- Task details: Print all of the lines exactly. Any picture among them stays out.
--- BEGIN Material provided ---
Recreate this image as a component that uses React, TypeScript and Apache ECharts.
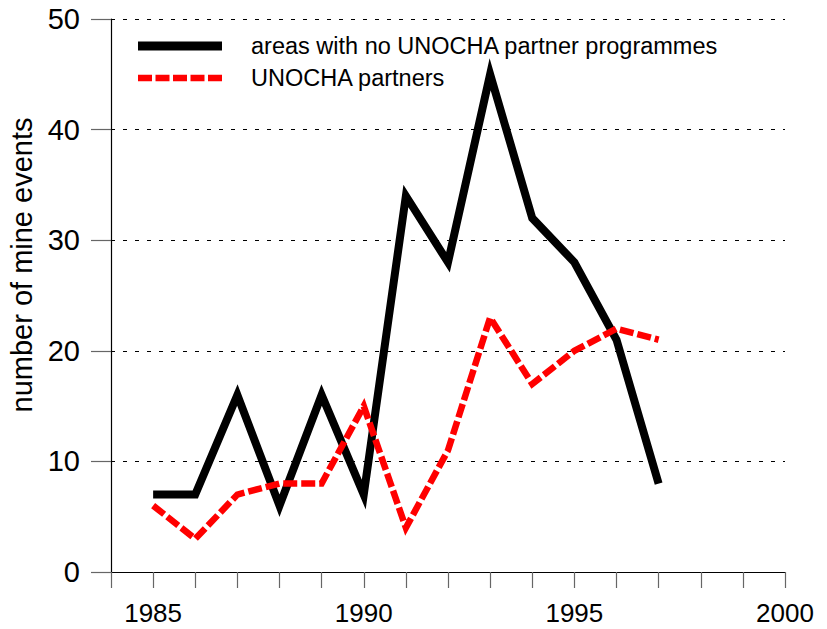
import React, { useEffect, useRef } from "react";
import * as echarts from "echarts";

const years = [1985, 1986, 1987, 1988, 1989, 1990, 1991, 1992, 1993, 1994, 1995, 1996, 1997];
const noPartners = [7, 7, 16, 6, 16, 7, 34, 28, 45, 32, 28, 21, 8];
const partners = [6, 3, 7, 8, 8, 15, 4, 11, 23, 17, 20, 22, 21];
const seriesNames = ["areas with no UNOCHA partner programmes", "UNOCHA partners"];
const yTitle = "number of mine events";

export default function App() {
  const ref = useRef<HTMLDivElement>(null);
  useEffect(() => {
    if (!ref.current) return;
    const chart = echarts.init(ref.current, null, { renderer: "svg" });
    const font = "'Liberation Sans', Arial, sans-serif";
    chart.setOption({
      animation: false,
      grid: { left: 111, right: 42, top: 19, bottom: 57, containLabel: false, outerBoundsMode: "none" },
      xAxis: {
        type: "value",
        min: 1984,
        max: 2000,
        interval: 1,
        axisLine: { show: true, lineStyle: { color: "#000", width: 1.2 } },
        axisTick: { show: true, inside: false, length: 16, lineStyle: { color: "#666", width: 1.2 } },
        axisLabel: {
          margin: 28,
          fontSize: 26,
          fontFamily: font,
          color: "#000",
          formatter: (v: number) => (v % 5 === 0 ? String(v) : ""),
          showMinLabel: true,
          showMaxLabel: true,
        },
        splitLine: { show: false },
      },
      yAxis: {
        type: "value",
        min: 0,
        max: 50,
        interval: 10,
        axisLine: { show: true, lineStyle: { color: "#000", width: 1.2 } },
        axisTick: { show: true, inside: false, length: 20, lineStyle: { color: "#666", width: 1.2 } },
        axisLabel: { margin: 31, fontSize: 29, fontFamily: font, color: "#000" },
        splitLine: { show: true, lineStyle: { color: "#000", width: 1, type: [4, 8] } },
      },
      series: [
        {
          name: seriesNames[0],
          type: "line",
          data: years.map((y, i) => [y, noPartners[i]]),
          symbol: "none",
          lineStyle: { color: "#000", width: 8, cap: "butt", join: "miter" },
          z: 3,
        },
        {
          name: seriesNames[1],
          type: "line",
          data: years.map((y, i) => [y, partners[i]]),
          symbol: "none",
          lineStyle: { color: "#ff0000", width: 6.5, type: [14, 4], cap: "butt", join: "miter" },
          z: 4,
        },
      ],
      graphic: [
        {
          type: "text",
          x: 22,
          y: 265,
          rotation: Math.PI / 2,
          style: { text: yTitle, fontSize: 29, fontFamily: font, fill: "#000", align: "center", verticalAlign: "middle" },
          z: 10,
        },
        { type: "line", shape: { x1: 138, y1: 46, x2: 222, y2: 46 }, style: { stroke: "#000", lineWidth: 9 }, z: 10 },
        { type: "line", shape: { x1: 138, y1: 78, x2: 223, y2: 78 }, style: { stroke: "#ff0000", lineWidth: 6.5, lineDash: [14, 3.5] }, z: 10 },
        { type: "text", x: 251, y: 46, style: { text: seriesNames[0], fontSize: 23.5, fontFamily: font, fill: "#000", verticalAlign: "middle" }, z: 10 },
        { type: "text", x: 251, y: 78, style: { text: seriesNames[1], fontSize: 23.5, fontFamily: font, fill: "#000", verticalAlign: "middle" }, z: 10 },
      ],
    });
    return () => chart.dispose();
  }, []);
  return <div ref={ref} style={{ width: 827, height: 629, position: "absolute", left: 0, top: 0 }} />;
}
--- END Material provided ---
- Correct answer:
Recreate this image as a component that uses React, TypeScript and Apache ECharts.
import React, { useEffect, useRef } from "react";
import * as echarts from "echarts";

const years = [1985, 1986, 1987, 1988, 1989, 1990, 1991, 1992, 1993, 1994, 1995, 1996, 1997];
const noPartners = [7, 7, 16, 6, 16, 7, 34, 28, 45, 32, 28, 21, 8];
const partners = [6, 3, 7, 8, 8, 15, 4, 11, 23, 17, 20, 22, 21];
const seriesNames = ["areas with no UNOCHA partner programmes", "UNOCHA partners"];
const yTitle = "number of mine events";

export default function App() {
  const ref = useRef<HTMLDivElement>(null);
  useEffect(() => {
    if (!ref.current) return;
    const chart = echarts.init(ref.current, null, { renderer: "svg" });
    const font = "'Liberation Sans', Arial, sans-serif";
    chart.setOption({
      animation: false,
      grid: { left: 111, right: 42, top: 19, bottom: 57, containLabel: false, outerBoundsMode: "none" },
      xAxis: {
        type: "value",
        min: 1984,
        max: 2000,
        interval: 1,
        axisLine: { show: true, lineStyle: { color: "#000", width: 1.2 } },
        axisTick: { show: true, inside: false, length: 16, lineStyle: { color: "#666", width: 1.2 } },
        axisLabel: {
          margin: 28,
          fontSize: 26,
          fontFamily: font,
          color: "#000",
          formatter: (v: number) => (v % 5 === 0 ? String(v) : ""),
          showMinLabel: true,
          showMaxLabel: true,
        },
        splitLine: { show: false },
      },
      yAxis: {
        type: "value",
        min: 0,
        max: 50,
        interval: 10,
        axisLine: { show: true, lineStyle: { color: "#000", width: 1.2 } },
        axisTick: { show: true, inside: false, length: 20, lineStyle: { color: "#666", width: 1.2 } },
        axisLabel: { margin: 31, fontSize: 29, fontFamily: font, color: "#000" },
        splitLine: { show: true, lineStyle: { color: "#000", width: 1, type: [4, 8] } },
      },
      series: [
        {
          name: seriesNames[0],
          type: "line",
          data: years.map((y, i) => [y, noPartners[i]]),
          symbol: "none",
          lineStyle: { color: "#000", width: 8, cap: "butt", join: "miter" },
          z: 3,
        },
        {
          name: seriesNames[1],
          type: "line",
          data: years.map((y, i) => [y, partners[i]]),
          symbol: "none",
          lineStyle: { color: "#ff0000", width: 6.5, type: [14, 4], cap: "butt", join: "miter" },
          z: 4,
        },
      ],
      graphic: [
        {
          type: "text",
          x: 22,
          y: 265,
          rotation: Math.PI / 2,
          style: { text: yTitle, fontSize: 29, fontFamily: font, fill: "#000", align: "center", verticalAlign: "middle" },
          z: 10,
        },
        { type: "line", shape: { x1: 138, y1: 46, x2: 222, y2: 46 }, style: { stroke: "#000", lineWidth: 9 }, z: 10 },
        { type: "line", shape: { x1: 138, y1: 78, x2: 223, y2: 78 }, style: { stroke: "#ff0000", lineWidth: 6.5, lineDash: [14, 3.5] }, z: 10 },
        { type: "text", x: 251, y: 46, style: { text: seriesNames[0], fontSize: 23.5, fontFamily: font, fill: "#000", verticalAlign: "middle" }, z: 10 },
        { type: "text", x: 251, y: 78, style: { text: seriesNames[1], fontSize: 23.5, fontFamily: font, fill: "#000", verticalAlign: "middle" }, z: 10 },
      ],
    });
    return () => chart.dispose();
  }, []);
  return <div ref={ref} style={{ width: 827, height: 629, position: "absolute", left: 0, top: 0 }} />;
}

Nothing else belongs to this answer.